The second experience was at my local rite-aid. I was in buying some surgical soap for one of the residents at work. Since this is an odd product, I had to ask the cashier where I might find the product. I turn around from the first aid-ish aisle and see her walking toward me, so I ask “Hi, I’m looking for [insert product name here]. Where can I find that?” Without stopping, slowing down, or even replying to me, she walks right past me and points toward the floor and says “It’s down there in the teal box.” Alright. I grab it, head on my merry way to the front of the store. Meanwhile, charming register lady is doing something in the back of the store. I’m standing there for a few minutes before I noticed the squeaky toy on the counter with a note that says “Squeeze for assistance.” . . . what? So I work up the nerve to squeeze a f***ing squeaky toy to grab anybody’s attention and she yells “Yeah! I’m coming!” from the back. How endearing. Finally she strolls up and without saying a word rings me up, bags my soap, and walks away from the counter. 

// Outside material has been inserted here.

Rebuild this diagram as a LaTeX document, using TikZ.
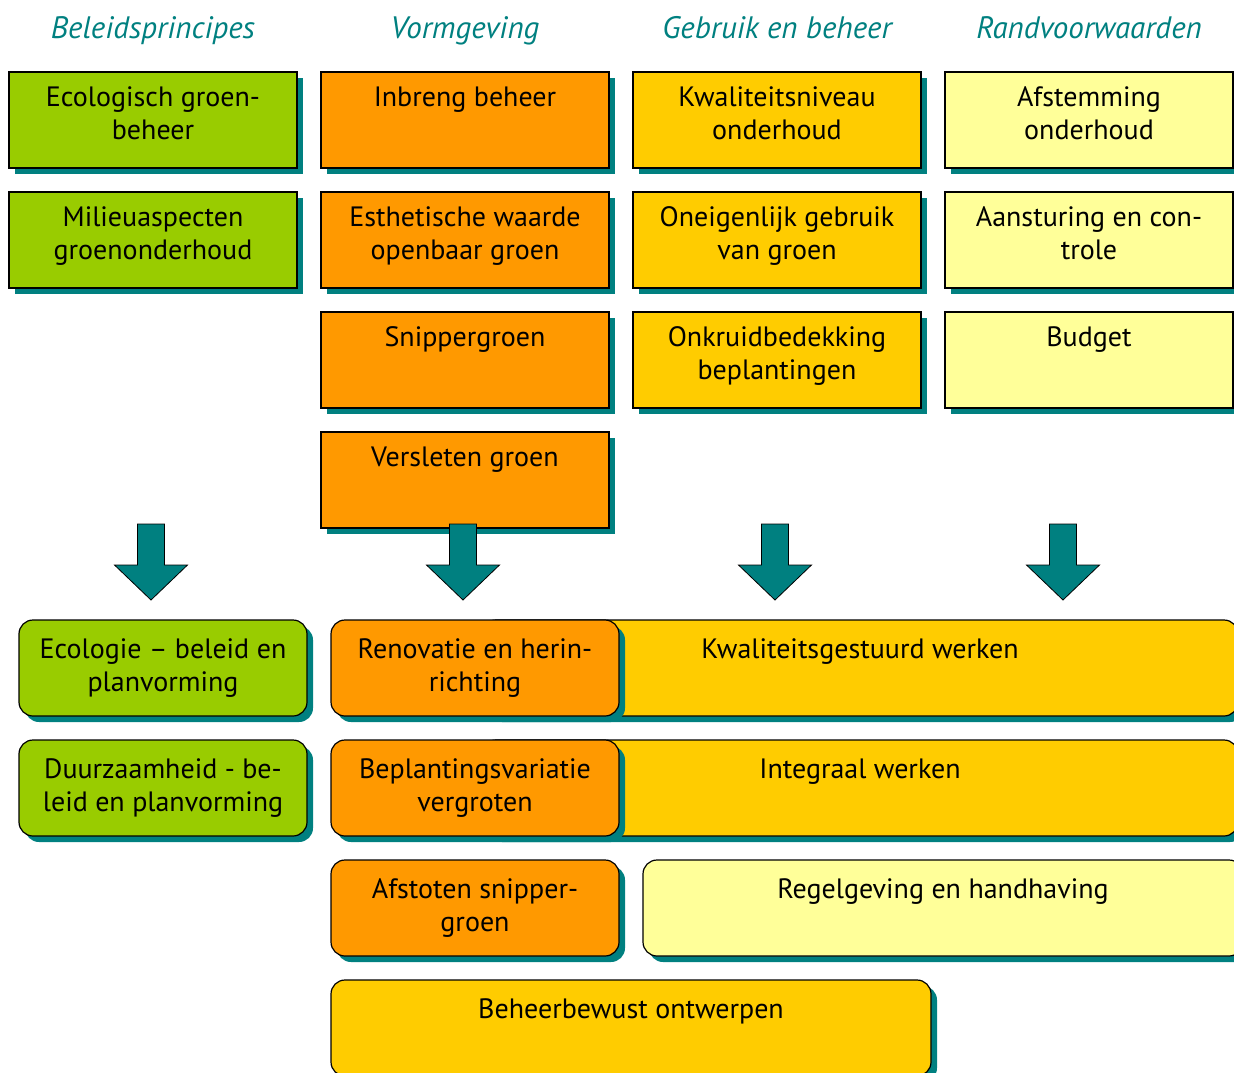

Now, I know that a lot of the time, someone’s body language and such seem to be a reflection of the person they are interacting with. But I wasn’t rude at all. I am careful to never be rude or short or nasty toward anybody, let alone someone who works in customer service. They are serving me, so I’m going to be pleasant. And this lady just. . . wouldn’t have it.

I cannot stand how customer service is being handled anymore. I’m pretty young, so I can’t say that it wasn’t always this way, but I definitely don’t remember people being randomly rude to my parents at cash registers growing up. 

And not even just customer service- but in society as well! People just seem so unhappy. I don’t understand why. If I’m having a bad day, I don’t show it. I know a lot of people probably wear their hearts on their sleeves and cannot help letting it show- but don’t let it rub off on someone else for goodness sake! When I’m out in public, nobody knows my story or how happy or sad or lucky or hapless I am. I smile and am nice to people and I help people out. Why? Because nobody out there put me in whatever situation I am in that day. They are just a victim of time and coincidence and happen to be at the same place as I am. So why should I put a scowl on and make them uncomfortable?

I hate when people just look sad all the time. Working in a nursing home, I see a lot of sadness come in and out sometimes. And I understand sometimes you cannot help, in those situations, but to let it show. But goddamn if I don’t see some of the most unlucky people with some of the worst cards in the deck smiling and being at least pleasant. Because walking around upset isn’t going to change the situation, but letting someone at least put a smile on your face can at least let you forget about your problems for a few minutes. 

That’s where the good thoughts thing comes in. My boyfriend will probably attest that I am the worst worry-wort. I am constantly doubting myself and getting nervous and anxious over the silliest of circumstances. However, I don’t let anyone (except him, I suppose) see that side of me- because they don’t need to be getting solemn on my behalf. If you just keep good thoughts in your head, you will shine on, and spread that shine through everyone you come in contact with- which is something a lot of people could use a lesson on. 

Now, if someone could just spread this idea to the customer service people of today’s society, that would be great.

(but I guess that might be a whole different rant for a different day.)